▶ Information provided:
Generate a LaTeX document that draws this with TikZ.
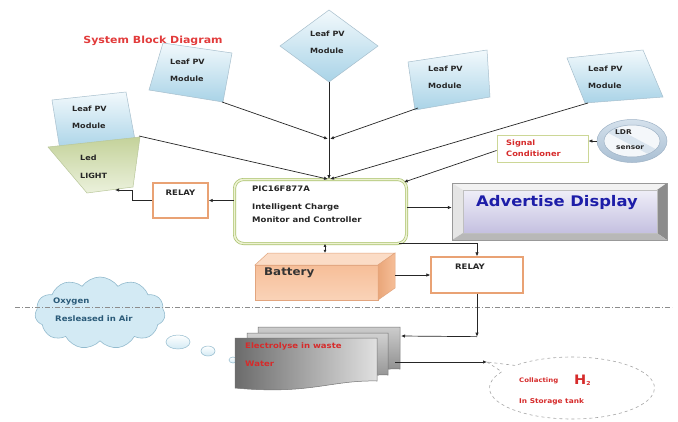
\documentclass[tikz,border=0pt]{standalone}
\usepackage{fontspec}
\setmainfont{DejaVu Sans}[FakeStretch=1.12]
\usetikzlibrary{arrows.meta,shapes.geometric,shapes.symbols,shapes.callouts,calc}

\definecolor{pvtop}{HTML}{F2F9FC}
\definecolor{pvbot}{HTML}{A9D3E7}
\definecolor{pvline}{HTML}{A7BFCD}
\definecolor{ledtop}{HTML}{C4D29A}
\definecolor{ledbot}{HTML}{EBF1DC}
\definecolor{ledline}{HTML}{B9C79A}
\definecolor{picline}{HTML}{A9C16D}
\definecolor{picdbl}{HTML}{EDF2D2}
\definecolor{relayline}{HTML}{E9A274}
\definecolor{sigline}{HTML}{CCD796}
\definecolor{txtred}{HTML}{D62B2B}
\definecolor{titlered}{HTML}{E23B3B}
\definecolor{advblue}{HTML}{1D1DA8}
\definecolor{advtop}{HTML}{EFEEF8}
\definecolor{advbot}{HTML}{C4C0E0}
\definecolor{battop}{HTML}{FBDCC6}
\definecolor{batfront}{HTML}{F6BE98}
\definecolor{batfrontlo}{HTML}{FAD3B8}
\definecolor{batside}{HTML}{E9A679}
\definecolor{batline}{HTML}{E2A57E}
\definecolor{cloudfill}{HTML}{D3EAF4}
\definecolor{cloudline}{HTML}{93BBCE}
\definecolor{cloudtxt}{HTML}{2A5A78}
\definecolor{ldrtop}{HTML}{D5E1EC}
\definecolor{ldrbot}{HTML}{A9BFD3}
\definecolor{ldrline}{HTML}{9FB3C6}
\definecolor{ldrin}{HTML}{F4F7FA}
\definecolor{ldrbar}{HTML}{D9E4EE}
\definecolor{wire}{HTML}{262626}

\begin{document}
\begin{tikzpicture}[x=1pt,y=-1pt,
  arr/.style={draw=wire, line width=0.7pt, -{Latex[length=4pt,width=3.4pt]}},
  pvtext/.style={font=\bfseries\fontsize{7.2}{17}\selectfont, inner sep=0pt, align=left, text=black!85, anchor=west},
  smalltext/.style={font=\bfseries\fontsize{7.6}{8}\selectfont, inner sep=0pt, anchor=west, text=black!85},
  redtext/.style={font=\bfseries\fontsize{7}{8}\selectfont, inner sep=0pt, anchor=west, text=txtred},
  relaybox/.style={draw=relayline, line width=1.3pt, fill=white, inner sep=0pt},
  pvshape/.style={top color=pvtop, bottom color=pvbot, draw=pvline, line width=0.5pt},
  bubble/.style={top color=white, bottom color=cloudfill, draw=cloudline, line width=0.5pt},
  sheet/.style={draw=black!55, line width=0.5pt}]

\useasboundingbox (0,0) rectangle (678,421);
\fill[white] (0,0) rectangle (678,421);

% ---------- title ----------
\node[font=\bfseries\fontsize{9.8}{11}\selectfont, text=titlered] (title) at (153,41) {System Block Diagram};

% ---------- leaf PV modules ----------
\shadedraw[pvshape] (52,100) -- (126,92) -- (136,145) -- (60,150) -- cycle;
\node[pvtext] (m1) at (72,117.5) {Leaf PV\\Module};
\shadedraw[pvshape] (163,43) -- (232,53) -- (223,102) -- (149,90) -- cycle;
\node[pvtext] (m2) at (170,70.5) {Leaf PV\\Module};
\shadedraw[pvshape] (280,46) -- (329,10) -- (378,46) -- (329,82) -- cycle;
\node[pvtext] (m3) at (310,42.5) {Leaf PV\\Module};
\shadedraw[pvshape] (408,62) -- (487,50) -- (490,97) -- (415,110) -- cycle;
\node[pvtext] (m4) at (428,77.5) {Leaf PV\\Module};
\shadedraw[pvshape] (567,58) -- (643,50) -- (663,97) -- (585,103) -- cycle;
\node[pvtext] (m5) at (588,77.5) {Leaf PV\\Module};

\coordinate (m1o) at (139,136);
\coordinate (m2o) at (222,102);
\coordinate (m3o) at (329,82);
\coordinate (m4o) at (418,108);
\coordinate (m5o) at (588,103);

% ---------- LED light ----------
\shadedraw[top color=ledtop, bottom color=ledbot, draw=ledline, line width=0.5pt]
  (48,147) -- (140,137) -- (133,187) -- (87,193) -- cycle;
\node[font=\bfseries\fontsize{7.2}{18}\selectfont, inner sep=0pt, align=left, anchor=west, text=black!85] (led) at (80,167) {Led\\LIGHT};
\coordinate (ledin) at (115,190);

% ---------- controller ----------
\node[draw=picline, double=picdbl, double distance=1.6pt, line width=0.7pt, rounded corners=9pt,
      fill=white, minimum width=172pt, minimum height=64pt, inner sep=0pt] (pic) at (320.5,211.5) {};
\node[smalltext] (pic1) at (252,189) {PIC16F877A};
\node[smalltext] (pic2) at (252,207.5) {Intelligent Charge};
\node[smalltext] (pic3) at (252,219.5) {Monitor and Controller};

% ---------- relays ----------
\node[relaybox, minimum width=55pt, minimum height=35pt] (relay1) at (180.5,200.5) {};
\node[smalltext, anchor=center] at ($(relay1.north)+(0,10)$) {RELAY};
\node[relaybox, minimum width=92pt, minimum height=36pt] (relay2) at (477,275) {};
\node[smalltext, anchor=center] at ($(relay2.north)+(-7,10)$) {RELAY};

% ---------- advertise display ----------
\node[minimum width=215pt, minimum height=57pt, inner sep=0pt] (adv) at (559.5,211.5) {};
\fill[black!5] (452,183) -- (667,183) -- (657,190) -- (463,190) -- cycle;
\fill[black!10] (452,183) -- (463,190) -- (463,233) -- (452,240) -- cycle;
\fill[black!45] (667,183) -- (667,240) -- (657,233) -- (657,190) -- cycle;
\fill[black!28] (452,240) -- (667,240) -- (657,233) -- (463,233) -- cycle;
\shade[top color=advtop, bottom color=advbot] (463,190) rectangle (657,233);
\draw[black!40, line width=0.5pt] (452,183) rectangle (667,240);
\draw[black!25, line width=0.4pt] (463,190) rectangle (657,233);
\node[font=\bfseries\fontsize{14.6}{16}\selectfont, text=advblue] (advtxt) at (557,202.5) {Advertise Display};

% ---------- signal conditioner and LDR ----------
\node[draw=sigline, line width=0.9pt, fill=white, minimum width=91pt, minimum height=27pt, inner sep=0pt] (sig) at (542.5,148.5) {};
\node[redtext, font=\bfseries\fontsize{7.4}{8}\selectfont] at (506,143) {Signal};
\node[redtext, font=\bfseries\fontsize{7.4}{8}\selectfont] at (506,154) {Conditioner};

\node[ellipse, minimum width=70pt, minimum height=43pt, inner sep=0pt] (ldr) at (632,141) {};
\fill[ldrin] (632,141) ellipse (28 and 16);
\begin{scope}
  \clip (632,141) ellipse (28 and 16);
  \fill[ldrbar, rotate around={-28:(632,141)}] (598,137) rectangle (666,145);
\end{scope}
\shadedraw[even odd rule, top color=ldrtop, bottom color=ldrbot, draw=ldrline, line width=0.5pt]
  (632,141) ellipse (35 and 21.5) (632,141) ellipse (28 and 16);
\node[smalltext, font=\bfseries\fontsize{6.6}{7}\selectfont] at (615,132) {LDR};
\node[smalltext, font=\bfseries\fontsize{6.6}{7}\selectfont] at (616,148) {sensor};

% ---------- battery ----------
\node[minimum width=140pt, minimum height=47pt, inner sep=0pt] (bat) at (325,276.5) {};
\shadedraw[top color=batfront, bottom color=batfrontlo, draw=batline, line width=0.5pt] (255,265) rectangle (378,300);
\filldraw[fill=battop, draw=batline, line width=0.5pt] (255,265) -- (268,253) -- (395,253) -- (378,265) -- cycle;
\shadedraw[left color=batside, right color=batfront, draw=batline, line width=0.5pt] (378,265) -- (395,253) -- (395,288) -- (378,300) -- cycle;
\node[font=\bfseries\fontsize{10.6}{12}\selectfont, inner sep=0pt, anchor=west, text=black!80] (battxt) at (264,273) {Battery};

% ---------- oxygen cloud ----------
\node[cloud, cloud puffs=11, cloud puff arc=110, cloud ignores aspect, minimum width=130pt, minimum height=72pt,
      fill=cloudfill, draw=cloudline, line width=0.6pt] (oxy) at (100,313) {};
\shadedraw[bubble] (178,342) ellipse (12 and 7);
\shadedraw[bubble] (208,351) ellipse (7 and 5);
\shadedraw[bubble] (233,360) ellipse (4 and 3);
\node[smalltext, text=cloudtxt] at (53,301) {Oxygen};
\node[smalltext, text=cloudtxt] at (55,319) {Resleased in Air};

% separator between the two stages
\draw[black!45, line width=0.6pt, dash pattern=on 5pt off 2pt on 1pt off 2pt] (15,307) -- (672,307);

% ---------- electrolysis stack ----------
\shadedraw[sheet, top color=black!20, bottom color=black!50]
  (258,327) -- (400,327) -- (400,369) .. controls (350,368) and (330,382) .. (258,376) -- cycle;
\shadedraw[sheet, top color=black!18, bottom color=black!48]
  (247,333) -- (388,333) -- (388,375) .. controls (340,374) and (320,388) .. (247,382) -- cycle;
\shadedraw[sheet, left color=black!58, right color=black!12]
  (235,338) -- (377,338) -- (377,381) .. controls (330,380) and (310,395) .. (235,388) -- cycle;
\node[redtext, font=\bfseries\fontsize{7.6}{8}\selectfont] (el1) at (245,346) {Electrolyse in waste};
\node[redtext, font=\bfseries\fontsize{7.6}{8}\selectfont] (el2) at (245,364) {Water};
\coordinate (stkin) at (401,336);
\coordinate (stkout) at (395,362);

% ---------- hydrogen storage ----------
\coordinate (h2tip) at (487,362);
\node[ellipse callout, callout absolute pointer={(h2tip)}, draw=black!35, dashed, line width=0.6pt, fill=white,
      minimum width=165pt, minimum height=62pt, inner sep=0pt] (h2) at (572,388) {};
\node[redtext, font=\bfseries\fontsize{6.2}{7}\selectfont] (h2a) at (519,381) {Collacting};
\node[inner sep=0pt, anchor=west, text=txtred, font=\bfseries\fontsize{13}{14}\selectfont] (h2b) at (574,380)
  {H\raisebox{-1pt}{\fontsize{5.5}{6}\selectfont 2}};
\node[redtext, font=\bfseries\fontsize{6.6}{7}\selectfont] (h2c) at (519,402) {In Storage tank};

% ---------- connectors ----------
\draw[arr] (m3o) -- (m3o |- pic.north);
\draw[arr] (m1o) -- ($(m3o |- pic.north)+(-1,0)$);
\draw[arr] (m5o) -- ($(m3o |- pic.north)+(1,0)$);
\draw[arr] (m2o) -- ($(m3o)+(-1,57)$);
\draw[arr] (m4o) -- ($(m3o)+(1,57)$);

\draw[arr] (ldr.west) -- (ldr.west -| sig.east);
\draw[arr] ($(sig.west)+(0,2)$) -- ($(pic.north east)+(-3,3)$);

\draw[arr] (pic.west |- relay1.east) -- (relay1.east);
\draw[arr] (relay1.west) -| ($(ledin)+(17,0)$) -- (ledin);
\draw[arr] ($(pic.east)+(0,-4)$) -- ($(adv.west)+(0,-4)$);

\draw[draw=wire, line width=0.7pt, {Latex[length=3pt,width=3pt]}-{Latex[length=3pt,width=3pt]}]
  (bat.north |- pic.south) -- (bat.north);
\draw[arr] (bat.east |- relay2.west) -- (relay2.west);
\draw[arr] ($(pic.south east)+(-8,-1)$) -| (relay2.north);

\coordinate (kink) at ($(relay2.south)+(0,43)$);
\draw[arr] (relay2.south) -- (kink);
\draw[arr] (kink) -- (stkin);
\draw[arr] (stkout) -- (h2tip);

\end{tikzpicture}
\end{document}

▶ Aim of the task: Exactly restate the lines from the beginning of the data through the line with "text=titlered] (title) at", and no others, keeping pictures out.

▶ Task output:
Generate a LaTeX document that draws this with TikZ.
\documentclass[tikz,border=0pt]{standalone}
\usepackage{fontspec}
\setmainfont{DejaVu Sans}[FakeStretch=1.12]
\usetikzlibrary{arrows.meta,shapes.geometric,shapes.symbols,shapes.callouts,calc}

\definecolor{pvtop}{HTML}{F2F9FC}
\definecolor{pvbot}{HTML}{A9D3E7}
\definecolor{pvline}{HTML}{A7BFCD}
\definecolor{ledtop}{HTML}{C4D29A}
\definecolor{ledbot}{HTML}{EBF1DC}
\definecolor{ledline}{HTML}{B9C79A}
\definecolor{picline}{HTML}{A9C16D}
\definecolor{picdbl}{HTML}{EDF2D2}
\definecolor{relayline}{HTML}{E9A274}
\definecolor{sigline}{HTML}{CCD796}
\definecolor{txtred}{HTML}{D62B2B}
\definecolor{titlered}{HTML}{E23B3B}
\definecolor{advblue}{HTML}{1D1DA8}
\definecolor{advtop}{HTML}{EFEEF8}
\definecolor{advbot}{HTML}{C4C0E0}
\definecolor{battop}{HTML}{FBDCC6}
\definecolor{batfront}{HTML}{F6BE98}
\definecolor{batfrontlo}{HTML}{FAD3B8}
\definecolor{batside}{HTML}{E9A679}
\definecolor{batline}{HTML}{E2A57E}
\definecolor{cloudfill}{HTML}{D3EAF4}
\definecolor{cloudline}{HTML}{93BBCE}
\definecolor{cloudtxt}{HTML}{2A5A78}
\definecolor{ldrtop}{HTML}{D5E1EC}
\definecolor{ldrbot}{HTML}{A9BFD3}
\definecolor{ldrline}{HTML}{9FB3C6}
\definecolor{ldrin}{HTML}{F4F7FA}
\definecolor{ldrbar}{HTML}{D9E4EE}
\definecolor{wire}{HTML}{262626}

\begin{document}
\begin{tikzpicture}[x=1pt,y=-1pt,
  arr/.style={draw=wire, line width=0.7pt, -{Latex[length=4pt,width=3.4pt]}},
  pvtext/.style={font=\bfseries\fontsize{7.2}{17}\selectfont, inner sep=0pt, align=left, text=black!85, anchor=west},
  smalltext/.style={font=\bfseries\fontsize{7.6}{8}\selectfont, inner sep=0pt, anchor=west, text=black!85},
  redtext/.style={font=\bfseries\fontsize{7}{8}\selectfont, inner sep=0pt, anchor=west, text=txtred},
  relaybox/.style={draw=relayline, line width=1.3pt, fill=white, inner sep=0pt},
  pvshape/.style={top color=pvtop, bottom color=pvbot, draw=pvline, line width=0.5pt},
  bubble/.style={top color=white, bottom color=cloudfill, draw=cloudline, line width=0.5pt},
  sheet/.style={draw=black!55, line width=0.5pt}]

\useasboundingbox (0,0) rectangle (678,421);
\fill[white] (0,0) rectangle (678,421);

% ---------- title ----------
\node[font=\bfseries\fontsize{9.8}{11}\selectfont, text=titlered] (title) at (153,41) {System Block Diagram};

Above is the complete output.